Do antibacterial soaps make people more prone to develop illnesses? Can antibacterial soaps actually make you sick? Research studies indicate that there is a link between overexposure to a chemical in some antibacterial soaps and the development of certain diseases. Antibacterial soaps containing the chemical triclosan may cause greater incidences of allergies in children.
Triclosan is an anitmicrobial agent found in antibacterial soaps and other household products such as toothpaste, deodorants, detergents, and cosmetics. Triclosan chemicals function similarly to hormones and can cause endocrine system disruptions. Long term use of products containing triclosan can result in the accumulation of the chemical in the body over time. Triclosan has been detected in human blood, urine, and breast milk.
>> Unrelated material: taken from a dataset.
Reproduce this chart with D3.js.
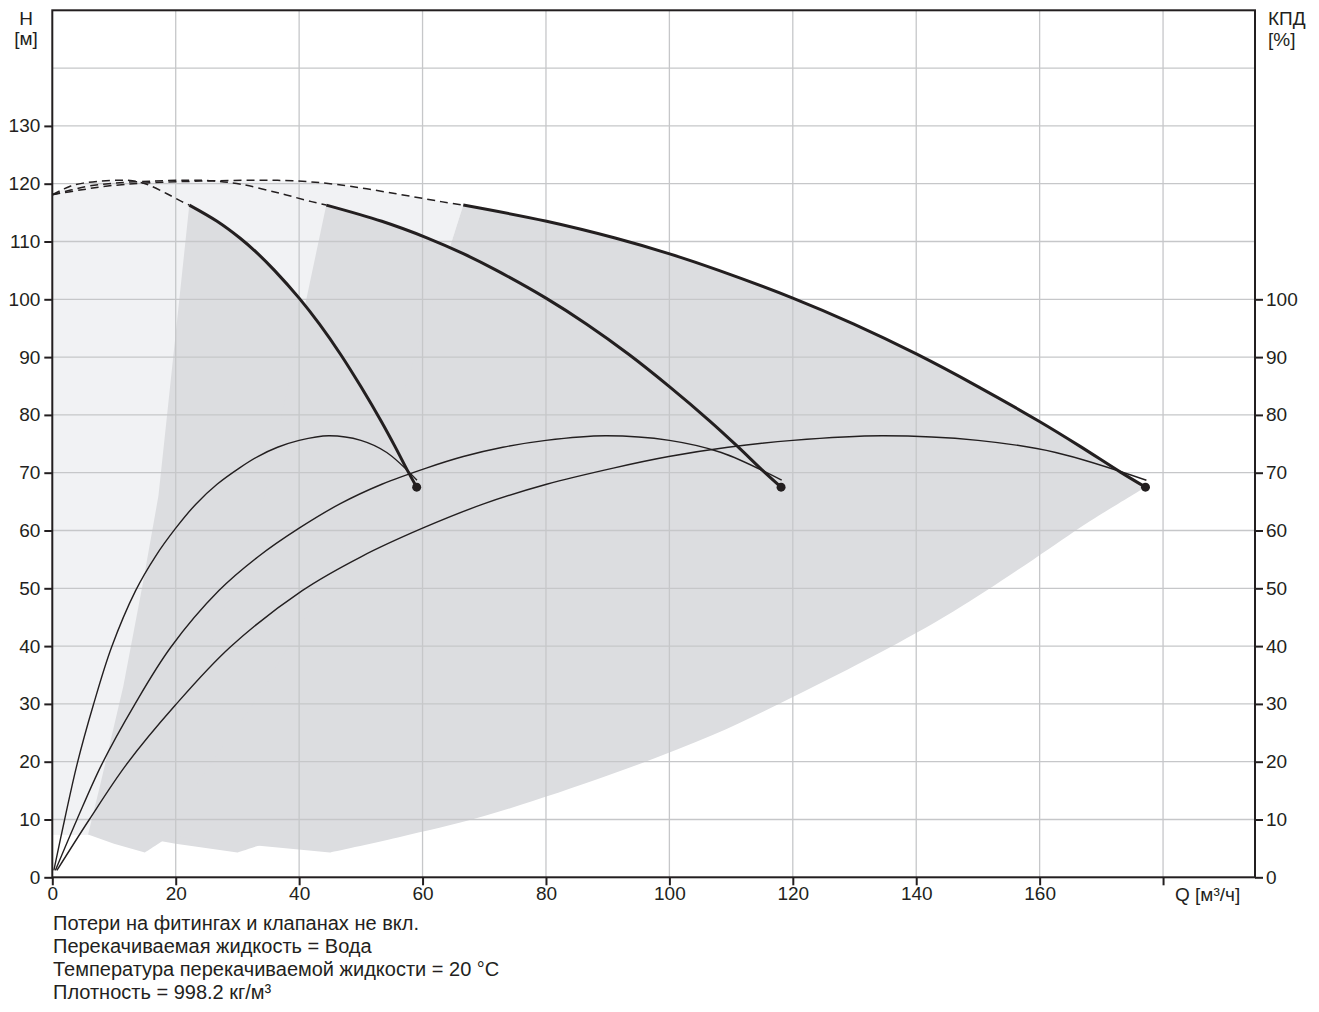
<!DOCTYPE html>
<html><head><meta charset="utf-8">
<script src="https://cdn.jsdelivr.net/npm/d3@7"></script>
<style>
html,body{margin:0;padding:0;background:#fff;}
svg text{font-family:"Liberation Sans",Arial,sans-serif;fill:#231f20;}
</style></head>
<body>
<svg id="chart" width="1319" height="1012"></svg>
<script>
// ---------- data ----------
const qTicks = [0, 20, 40, 60, 80, 100, 120, 140, 160];
const qGrid = [20, 40, 60, 80, 100, 120, 140, 160, 180];
const hTicks = [0, 10, 20, 30, 40, 50, 60, 70, 80, 90, 100, 110, 120, 130];
const hGrid = [10, 20, 30, 40, 50, 60, 70, 80, 90, 100, 110, 120, 130, 140];
const effTicks = [0, 10, 20, 30, 40, 50, 60, 70, 80, 90, 100];
const pumpCounts = [1, 2, 3];

// single pump Q-H curve (m3/h, m); dashed part up to Q = 22.2
const pumpQ = [0, 1.5, 3, 5, 8, 11, 13, 15.3, 18.5, 21, 22.2, 26.7, 30.4, 33.3, 36, 40, 43.3, 46.7, 50, 53.3, 55.5, 57.7, 59.05];
const pumpH = [118.1, 118.9, 119.6, 120.1, 120.45, 120.6, 120.5, 119.9, 118.3, 116.9, 116.3, 113.5, 110.6, 107.9, 105.0, 100.2, 95.7, 90.5, 84.9, 78.9, 74.6, 70.1, 67.5];
const solidStartQ = 22.2;
const endPointH = 67.5;

// single pump efficiency curve (%)
const effQ = [0.25, 2, 4, 6.65, 9.6, 13.5, 16.7, 20, 23.3, 26.7, 30.3, 33.3, 36.5, 40, 44.8, 50, 54.2, 59.1];
const effV = [1.2, 10, 19.5, 29.8, 39.8, 49.6, 55.5, 60.4, 64.6, 68.0, 70.8, 72.8, 74.4, 75.6, 76.4, 75.6, 73.5, 68.7];

// operating zone of single pump: left edge (top -> bottom)
const zoneLeftQ = [22.2, 18.5, 17.2, 14.7, 11.5, 7.7, 5.8];
const zoneLeftH = [116.3, 79, 66, 51, 33, 15.7, 7.4];
// bottom edge (left -> right)
const zoneBottomQ = [5.8, 10, 15];
const zoneBottomH = [7.4, 5.8, 4.3];
// lower-right edge (bottom -> end point)
const zoneRightQ = [15, 18.67, 23.33, 30, 35.67, 40, 44.67, 48.67, 53, 56, 59.05];
const zoneRightH = [4.3, 6.9, 10.6, 17.6, 24.6, 31.2, 38.8, 46, 55, 61.5, 67.5];
const lightBottomH = 7.4;

const notes = [
  "Потери на фитингах и клапанах не вкл.",
  "Перекачиваемая жидкость = Вода",
  "Температура перекачиваемой жидкости = 20 °C",
  "Плотность = 998.2 кг/м³"
];

// ---------- drawing ----------
const svg = d3.select("#chart");
const L = 52.3, R = 1255, T = 10.3, B = 877.3;
const x = d3.scaleLinear().domain([0, 194.9]).range([L, R]);
const y = d3.scaleLinear().domain([0, 150]).range([B, T]);
const ink = "#231f20";
const font = '"Liberation Sans",Arial,sans-serif';

const zip = (a, b) => a.map((v, i) => [v, b[i]]);
const pumpPts = zip(pumpQ, pumpH);
const iSolid = pumpQ.indexOf(solidStartQ);
const dashedPts = pumpPts.slice(0, iSolid + 1);
const solidPts = pumpPts.slice(iSolid);

function curvePath(pts, n) {
  return d3.line().x(d => x(d[0] * n)).y(d => y(d[1])).curve(d3.curveCatmullRom.alpha(0.5))(pts);
}
function linePath(pts, n) {
  return d3.line().x(d => x(d[0] * n)).y(d => y(d[1]))(pts);
}
const asL = s => "L" + s.slice(1);

const gFill = svg.append("g");
// light zones
pumpCounts.forEach(n => {
  const top = curvePath(dashedPts, n);
  const left = linePath(zip(zoneLeftQ, zoneLeftH), n);
  const d = `M${x(0)},${y(lightBottomH)}L${x(0)},${y(pumpH[0])}` + asL(top) + asL(left) + "Z";
  gFill.append("path").attr("d", d).attr("fill", "#f1f2f4");
});
// dark zones
pumpCounts.forEach(n => {
  const top = curvePath(solidPts, n);
  const right = curvePath(zip(zoneRightQ, zoneRightH).reverse(), n);
  const bottom = linePath(zip(zoneBottomQ, zoneBottomH).reverse(), n);
  const left = linePath(zip(zoneLeftQ, zoneLeftH).reverse(), n);
  const d = top + asL(right) + asL(bottom) + asL(left) + "Z";
  gFill.append("path").attr("d", d).attr("fill", "#dcdde0");
});

// grid
const gGrid = svg.append("g").attr("stroke", "#c6c7c9").attr("stroke-width", 1.3);
qGrid.forEach(q => gGrid.append("line").attr("x1", x(q)).attr("x2", x(q)).attr("y1", T).attr("y2", B));
hGrid.forEach(h => gGrid.append("line").attr("x1", L).attr("x2", R).attr("y1", y(h)).attr("y2", y(h)));

// efficiency curves
pumpCounts.forEach(n => {
  svg.append("path").attr("d", curvePath(zip(effQ, effV), n))
    .attr("fill", "none").attr("stroke", ink).attr("stroke-width", 1.4);
});
// pump curves
pumpCounts.forEach(n => {
  svg.append("path").attr("d", curvePath(dashedPts, n))
    .attr("fill", "none").attr("stroke", ink).attr("stroke-width", 1.5).attr("stroke-dasharray", "8,5");
  svg.append("path").attr("d", curvePath(solidPts, n))
    .attr("fill", "none").attr("stroke", ink).attr("stroke-width", 3);
  svg.append("circle").attr("cx", x(pumpQ[pumpQ.length - 1] * n)).attr("cy", y(endPointH))
    .attr("r", 4.5).attr("fill", ink);
});

// frame
svg.append("rect").attr("x", L).attr("y", T).attr("width", R - L).attr("height", B - T)
  .attr("fill", "none").attr("stroke", ink).attr("stroke-width", 2);

// axes
const fs = 19;
const axL = svg.append("g").attr("transform", `translate(${L},0)`)
  .call(d3.axisLeft(y).tickValues(hTicks).tickSize(8).tickPadding(4));
const axR = svg.append("g").attr("transform", `translate(${R},0)`)
  .call(d3.axisRight(y).tickValues(effTicks).tickSize(8).tickPadding(3));
const axB = svg.append("g").attr("transform", `translate(0,${B})`)
  .call(d3.axisBottom(x).tickValues(qTicks.concat([180])).tickSize(8).tickPadding(1)
    .tickFormat(d => d === 180 ? "" : d));
[axL, axR, axB].forEach(a => {
  a.select(".domain").remove();
  a.selectAll("line").attr("stroke", ink).attr("stroke-width", 2);
  a.selectAll("text").attr("font-size", fs).attr("font-family", font).attr("fill", ink);
});

// axis titles
const txt = (s, tx, ty, anchor) => svg.append("text").attr("x", tx).attr("y", ty)
  .attr("font-size", fs).attr("text-anchor", anchor || "start").text(s);
txt("H", 26, 25, "middle");
txt("[м]", 26, 45, "middle");
txt("КПД", 1268, 25);
txt("[%]", 1268, 46);
txt("Q [м³/ч]", 1175, 901);

notes.forEach((s, i) => {
  svg.append("text").attr("x", 53).attr("y", 930 + i * 23).attr("font-size", 20).text(s);
});
</script>
</body></html>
Studies indicate that people of age 18 and under with higher levels of triclosan in the body are more likely to be diagnosed with allergies or hay fever. In addition, constant exposure to antibacterial agents and ultra-clean environments during childhood can stunt immune system development leading to an increased risk for the development of disease in adulthood. Diseases that could potentially develop include heart disease and cancer.

Exposure to Germs Helps Build Immune System

It is common knowledge that keeping a clean environment is the best way to prevent the spread of germs.
Ultra-clean environments however, may not be best for children. This type of environment prevents children from being exposed to common germs. Exposure to germs is needed to ensure the development of an effective immune system later in life. By constantly using antibacterial soaps and hand sanitizers, parents may be inadvertently inhibiting immune network development in their children.
Inflammatory systems in the body require greater exposure to bacteria and other microbes for proper development. When bacteria infect the body, the immune system initiates an inflammatory response to destroy the germs. Blood vessels dilate around the infected area to increase blood flow and to allow more white blood cells to reach the area. The tissue around the infected area may become red, swollen, and may even be painful. When the inflammatory response ends, the germs are destroyed and the infection no longer persists. A lack of exposure to microbes early in life may result in greater levels of inflammation in adulthood and a higher risk for disease.

Antibacterial Soap Alternatives

Washing your hands properly with plain soap and water is reported to be as effective at preventing infectious illness as using consumer antibacterial soaps. Unlike the antibacterial soaps used in hospitals or other clinical settings, consumer antibacterial soaps contain lower concentrations of triclosan. This makes them less effective at killing germs. In addition, consumer formulated antibacterial soaps are thought to lead to antibiotic resistance in some bacteria. Other bacteria, such as Escherichia coli (E.coli), have shown resistance to triclosan.
Triclosan kills bacteria by targeting a specific biochemical pathway. The cell walls of the bacteria however, are not disrupted or destroyed. If these bacteria undergo certain gene mutations, they can develop resistance to triclosan.

Alcohol-based hand sanitizers have been found to be more effective at killing bacteria than antibacterial soaps. The alcohol targets bacterial proteins, destroying the germs. When using these sanitizers, be sure they contain at least 60 percent alcohol. Although plain soap and water don't actually kill bacteria, washing and drying your hands properly with soap and water is still considered the best way to prevent the spread of bacteria and infectious disease. Soap and water physically remove the germs from your hands. Washing your hands properly with soap and water for at least 30 seconds can remove 99 percent of germs. Because alcohol-based hand sanitizers don't work as well when your hands are covered with dirt or food, using soap and water is the best option when available.